Step 6 — Audit and improve continuously
- Monthly: sample tachograph data; Quarterly: policy review; Biannually: subcontractor compliance audits.
- Use driver councils to surface real-world friction (parking, safe rest options, border time) and adjust plans.
- Close-the-loop: document actions, owners, and due dates; share outcomes with drivers to build trust.
Metrics & Benchmarks
- Compliance incident rate: tachograph or hours infringements per 100 drivers per month—aim to trend down continuously.
- Driver turnover: many hauliers report mid-teens to mid-thirties percentage annually; target sustained reductions.
- Time-to-hire: from job post to start date; segment by route type (domestic vs. cross-border).
- Training intensity: average annual training hours per driver (initial + refresher) and completion rate.
- Roster adherence: share of shifts executed without legal exceptions; track root causes of deviations.
- Cost-to-hire and first-year retention: align with safety/compliance KPIs to demonstrate ROI.
Use ranges and trends, not single-point targets. Benchmarks vary by country, network complexity, and seasonality.
Alternatives & Trade-offs
- In-house compliance vs. outsourced specialists
- Pros (in-house): more control, culture embedding; Cons: hiring/retaining specialists.
- Pros (outsourced): expertise, up-to-date guidance; Cons: cost, less embedded knowledge.
- Manual rostering vs. TMS/optimizers
- Manual: flexible but error-prone; Tools: better guardrails, upfront cost and change management.
- Own fleet vs. subcontractors
- Own: tighter HR compliance control; Subs: capacity and coverage, but require robust due diligence.
Use Cases & Examples
- Cross-border carrier: Implemented IMI posting workflow and added a “local wage calculator.” Result: fewer pay queries and smoother roadside checks.
- Regional haulier: Shift templates redesigned with 10% buffer; infringement trend decreased quarter-over-quarter.
- New market entry: Pre-hire bootcamp covering tachographs and rest. Faster ramp-up, improved retention in first 90 days.
- Subcontractor network: Biannual audits and contractual clauses on posting and rest; non-compliant partners placed on remediation plans.
Common Pitfalls to Avoid
- Outdated tachograph hardware—track retrofit deadlines and plan downtime.

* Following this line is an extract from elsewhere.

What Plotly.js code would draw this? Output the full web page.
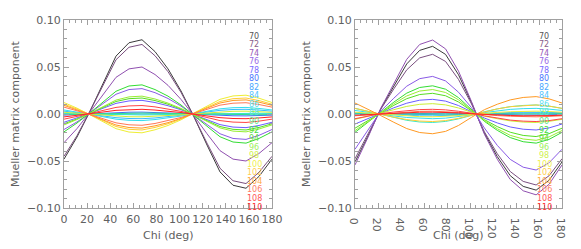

- Vague contracts—spell out rest, travel, allowances, and posting pay.
- No IMI evidence on hand—store declarations and wage proofs centrally and in-cab where needed.
- Rosters that “assume” best-case traffic—add buffers to protect rest windows.
- Ignoring subcontractor compliance—treat them as an extension of your brand in audits.
Maintenance & Documentation
- Cadence: monthly data checks, quarterly policy reviews, annual program assessment.
- Ownership: name a compliance lead in HR who partners with operations, legal, and payroll.
- Versioning: maintain a change log for policies, training, and templates; store signed acknowledgments.
- Documentation kit: contract clauses, onboarding checklist, IMI and wage evidence, tachograph records, audit reports.
Conclusion
EU road transport rules shape how you recruit, schedule, pay, and retain drivers. Turn law into living policy, align rosters, invest in training, and audit relentlessly. Start today by reviewing contracts, refreshing onboarding, and setting KPIs that tie compliance to retention and safety. For deeper context and ongoing updates, Discover vital EU road transport regulations in 2024 and learn how they impact recruitment and HR strategies in the logistics industry. Stay informed with SocialFind.
FAQs
What are the core EU driving and rest time rules HR should reflect in contracts?
At a high level, rules limit daily and weekly driving, require breaks (e.g., after periods of continuous driving), and set weekly rest with conditions for reductions and compensations. Contracts and handbooks should reference these entitlements, clarify travel/standby handling, and outline who approves exceptions. Always pair EU rules with national guidance and collective agreements where applicable.
How do posting-of-drivers obligations affect pay and documentation?
When drivers operate in another Member State, posting rules may require local wage elements and IMI declarations. HR should define a repeatable process: create IMI postings, calculate local components, reflect them on pay slips, and keep proof accessible for checks. A single source of truth (policy plus checklist) reduces disputes and penalties.
What should HR do about smart tachograph phase-ins and retrofits?
Maintain an asset-level register with device type, calibration date, retrofit deadlines, and responsible owner. Plan workshops to upskill drivers on new features (e.g., automated border logs). Coordinate with operations to schedule downtime and verify data download cadences to avoid gaps.
Which KPIs best indicate a healthy compliance culture?
Track infringement rate per 100 drivers, time-to-hire, training completion and quiz scores, roster adherence, and first-year retention. Monitor trends rather than single points and compare by depot/route to target coaching.
How should we manage subcontractor compliance risk?
Use contractual clauses requiring adherence to EU rules, share your policy pack, and audit biannually. Keep remediation plans and escalation paths. If a partner repeatedly fails, adjust allocations or suspend until resolved.